Curse of convenience
“Modern life is plagued by the curse of convenience. We don’t need to communicate with anyone. In the past societies were united by organised religion, but that is not so likely in my generation.
“In thinking about designing for young people I want to point out the importance of social interaction,” she says.
“What our world needs right now is a lot more getting to know our neighbours so the new rule is to build accessible spaces that encourage getting to know each other from cradle to the grave,” she says.
And that means all people: not just the advantaged few: “We should bring people of all backgrounds emotionally closer too,” she says.
She likes maker spaces, where tinkerers gather to work on projects with shared equipment, for example in São Paolo. “These are public goods that bring new value for cities,” she says.
“We are looking increasingly for better alternatives to the social spaces of our predecessors,” she emphasises, “it’s about creating spaces that enhance creativity.
“Public parks are great examples of these spaces,” she notes.
Public engagement in cities
The Organisation for Economic Co-operation and Development (OECD) exists to promote policies that will improve the economic and social well-being of people around the world. Svitak’s views chime with OECD project manager Debra Mountford’s own agenda: “What makes a successful city is a city that brings together public engagement,” she says.
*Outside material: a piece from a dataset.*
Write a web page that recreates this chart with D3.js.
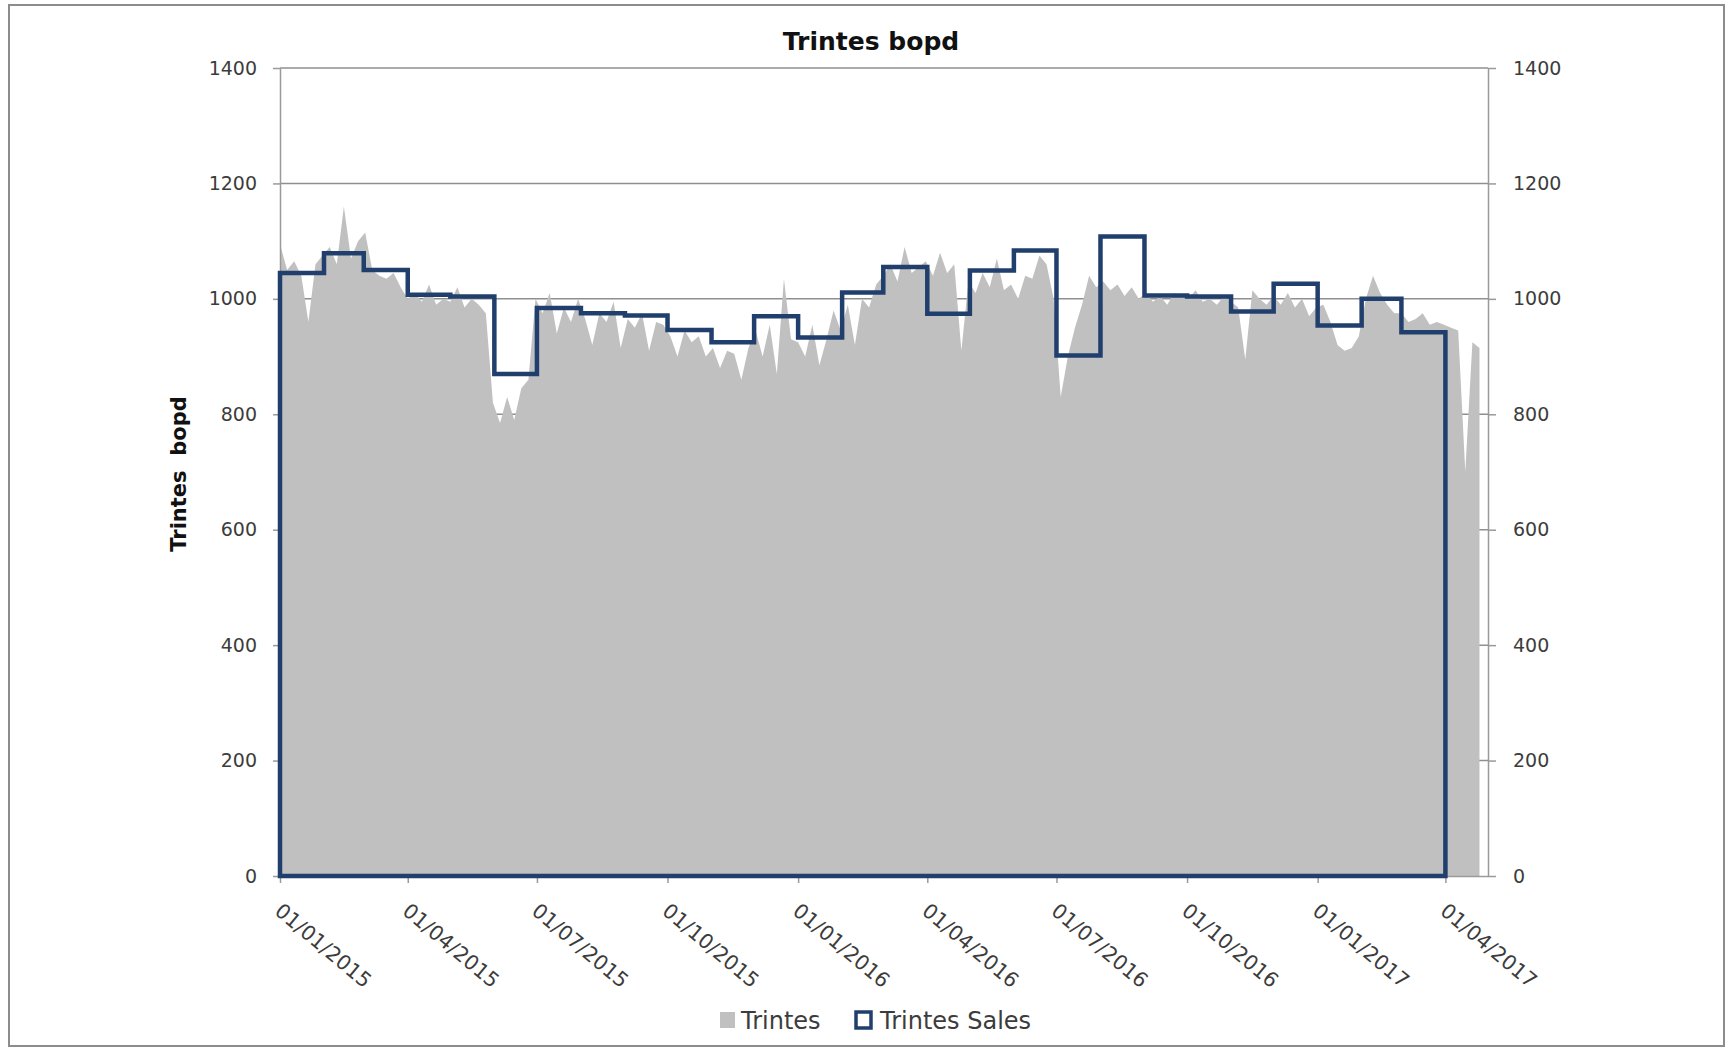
<!DOCTYPE html>
<html lang="en">
<head>
<meta charset="UTF-8">
<title>Trintes bopd</title>
<script src="https://cdn.jsdelivr.net/npm/d3@7"></script>
<style>
    body {
        margin: 0;
        background-color: white;
    }

    svg text {
        font-family: "DejaVu Sans", sans-serif;
        fill: #3c3c3c;
    }

    .axis path,
    .axis line {
        stroke: #9a9a9a;
        stroke-width: 1.5;
    }

    .axis text {
        font-size: 19px;
    }

    .grid line {
        stroke: #8f8f8f;
        stroke-width: 1.5;
    }
</style>
</head>
<body>
<div id="chart"></div>
<script>
    // y axis ticks (both sides share the same 0-1400 range)
    const yTicks = [0, 200, 400, 600, 800, 1000, 1200, 1400];

    // x axis: quarterly labels, axis runs to the start of May 2017
    const xTickLabels = ['01/01/2015', '01/04/2015', '01/07/2015', '01/10/2015', '01/01/2016',
        '01/04/2016', '01/07/2016', '01/10/2016', '01/01/2017', '01/04/2017'];
    const axisStart = '01/01/2015';
    const axisEnd = '01/05/2017';

    // Trintes Sales: one value per month, Jan 2015 .. Mar 2017
    const salesStart = '01/01/2015';
    const salesValues = [1045, 1079, 1050, 1007, 1004, 870, 984, 975, 971, 946, 925, 970,
        933, 1011, 1055, 974, 1049, 1084, 902, 1108, 1006, 1004, 978, 1026,
        954, 1000, 942];

    // Trintes production (bopd), read every 5 days from 01/01/2015
    const prodStart = '01/01/2015';
    const prodStepDays = 5;
    const prodValues = [
        1095, 1050, 1065, 1040, 960, 1060, 1075,
        1090, 1060, 1160, 1070, 1100,
        1115, 1050, 1040, 1035, 1045, 1020,
        1000, 1010, 995, 1025, 990, 1000,
        995, 1020, 985, 1000, 990, 975,
        820, 785, 830, 790, 845, 860,
        1000, 975, 1010, 940, 985, 960, 1000,
        965, 920, 975, 960, 995, 915,
        965, 950, 975, 910, 960, 955,
        935, 900, 945, 925, 935, 900,
        915, 880, 910, 905, 860, 915,
        945, 900, 955, 870, 1035, 930,
        925, 900, 955, 885, 930, 980,
        945, 990, 920, 1000, 985, 1025,
        1040, 1060, 1030, 1090, 1045, 1055,
        1065, 1040, 1080, 1045, 1060, 910,
        1030, 1010, 1045, 1020, 1070, 1015,
        1025, 1000, 1040, 1035, 1075, 1060,
        1000, 830, 900, 950, 990, 1040,
        1020, 1030, 1015, 1025, 1005, 1020,
        1000, 1010, 995, 1005, 990, 1010,
        1005, 1000, 1015, 995, 1000, 990, 1005,
        995, 985, 895, 1015, 1000, 990,
        1005, 990, 1010, 985, 1000, 970,
        985, 990, 960, 920, 910, 915,
        935, 1000, 1040, 1010, 990, 975,
        975, 960, 965, 975, 955, 960,
        955, 950, 945, 700, 925, 915
    ];

    const seriesNames = ['Trintes', 'Trintes Sales'];

    const width = 1735;
    const height = 1051;
    const plotLeft = 280, plotRight = 1488, plotTop = 68, plotBottom = 876;
    const grey = '#c0c0c0';
    const navy = '#213f6c';

    const parse = d3.timeParse('%d/%m/%Y');

    const svg = d3.select('#chart')
        .append('svg')
        .attr('width', width)
        .attr('height', height);

    svg.append('rect')
        .attr('x', 9).attr('y', 5)
        .attr('width', 1715).attr('height', 1041)
        .attr('fill', 'white')
        .attr('stroke', '#8c8c8c')
        .attr('stroke-width', 2);

    const x = d3.scaleTime()
        .domain([parse(axisStart), parse(axisEnd)])
        .range([plotLeft, plotRight]);

    const y = d3.scaleLinear()
        .domain([0, 1400])
        .range([plotBottom, plotTop]);

    // gridlines behind the data
    svg.append('g').attr('class', 'grid')
        .selectAll('line')
        .data(yTicks.filter(t => t > 0))
        .enter()
        .append('line')
        .attr('x1', plotLeft).attr('x2', plotRight)
        .attr('y1', d => y(d)).attr('y2', d => y(d));

    // production area
    const prod = prodValues.map((v, i) => ({
        date: d3.timeDay.offset(parse(prodStart), i * prodStepDays),
        v: v
    }));

    svg.append('path')
        .datum(prod)
        .attr('fill', grey)
        .attr('d', d3.area()
            .x(d => x(d.date))
            .y0(y(0))
            .y1(d => y(d.v)));

    // axes
    const fmt = d3.format('d');

    svg.append('g').attr('class', 'axis')
        .attr('transform', `translate(${plotLeft},0)`)
        .call(d3.axisLeft(y).tickValues(yTicks).tickFormat(fmt)
            .tickSize(7).tickPadding(16).tickSizeOuter(0));

    svg.append('g').attr('class', 'axis')
        .attr('transform', `translate(${plotRight},0)`)
        .call(d3.axisRight(y).tickValues(yTicks).tickFormat(fmt)
            .tickSize(8).tickPadding(17).tickSizeOuter(0));

    const xAxis = svg.append('g').attr('class', 'axis')
        .attr('transform', `translate(0,${plotBottom})`)
        .call(d3.axisBottom(x)
            .tickValues(xTickLabels.map(parse))
            .tickSize(7)
            .tickSizeOuter(0)
            .tickFormat((d, i) => xTickLabels[i]));

    xAxis.selectAll('.tick text')
        .attr('text-anchor', 'start')
        .attr('x', 0).attr('y', 0).attr('dy', null)
        .attr('transform', 'translate(-7,37) rotate(40)')
        .style('font-size', '20.5px');

    // sales: monthly steps drawn as an outlined area
    const sales = salesValues.map((v, i) => ({
        date: d3.timeMonth.offset(parse(salesStart), i),
        v: v
    }));
    sales.push({
        date: d3.timeMonth.offset(parse(salesStart), salesValues.length),
        v: salesValues[salesValues.length - 1]
    });

    svg.append('path')
        .datum(sales)
        .attr('fill', 'none')
        .attr('stroke', navy)
        .attr('stroke-width', 4.5)
        .attr('d', d3.area()
            .curve(d3.curveStepAfter)
            .x(d => x(d.date))
            .y0(y(0))
            .y1(d => y(d.v)));

    // titles
    svg.append('text')
        .attr('x', 871).attr('y', 50)
        .attr('text-anchor', 'middle')
        .style('font-size', '25px')
        .style('font-weight', 'bold')
        .style('fill', '#111')
        .text('Trintes bopd');

    svg.append('text')
        .attr('transform', 'translate(186,474) rotate(-90)')
        .attr('text-anchor', 'middle')
        .style('font-size', '21px')
        .style('font-weight', 'bold')
        .style('fill', '#111')
        .style('white-space', 'pre')
        .text('Trintes  bopd');

    // legend
    const legend = svg.append('g').attr('transform', 'translate(0,1020)');
    legend.append('rect')
        .attr('x', 720).attr('y', -8).attr('width', 15).attr('height', 16)
        .attr('fill', grey);
    legend.append('text')
        .attr('x', 741).attr('y', 9)
        .style('font-size', '24px')
        .text(seriesNames[0]);
    legend.append('rect')
        .attr('x', 856).attr('y', -8).attr('width', 15).attr('height', 16)
        .attr('fill', 'white')
        .attr('stroke', navy)
        .attr('stroke-width', 3.5);
    legend.append('text')
        .attr('x', 880).attr('y', 9)
        .style('font-size', '24px')
        .text(seriesNames[1]);
</script>
</body>
</html>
“Cities have always been unequal places. The poor have always lived in the poorest houses. But really now we need to start thinking: who is the city for? And how do we make it more affordable?”
A further, overarching agenda is climate change. This is an issue that definitely chimes with the youth.
James Alexander is director of the City Finance Programme at the C40 Cities Climate Leadership Group. The C40 is a network of the world’s megacities committed to addressing climate change. Alexander leads C40’s work supporting global megacities to overcome the barriers to financing climate action.
“We are entering the century of cities. Urbanisation is enormous. All the population growth, which is huge, will be in urban areas. But what should they be like? Like they are now, with sprawl and pollution?” he asks. “No,” he asserts.
“Climate change is going to be the other mega-trend,” he tells Mipim. “Think about the Paris agreement and the core aspiration of limiting global temperature rise to 1.5°C, primarily by reducing dependence on carbon.
Carbon sharing cities
“The C40 is just under 100 cities. Those cities will use up their share of carbon on a business as usual basis, by 2025. Business as usual is not only not an option, but massively not an option,” he asserts.
And he puts the emphasis firmly on those responsible for building design.
“It can’t be down to the mayors,” he says. “Mayors don’t build cities.
“We need leadership to come from many angles. But particularly from those building them, and for them to ensure all buildings are net-zero emission by 2030,” he challenges.
Svitak stresses that it is as much a question of moral leadership as anything else.
“My peers are among the most socially conscious people I know,” she states, giving the example of recent youth protests in the US, following the Florida school shootings.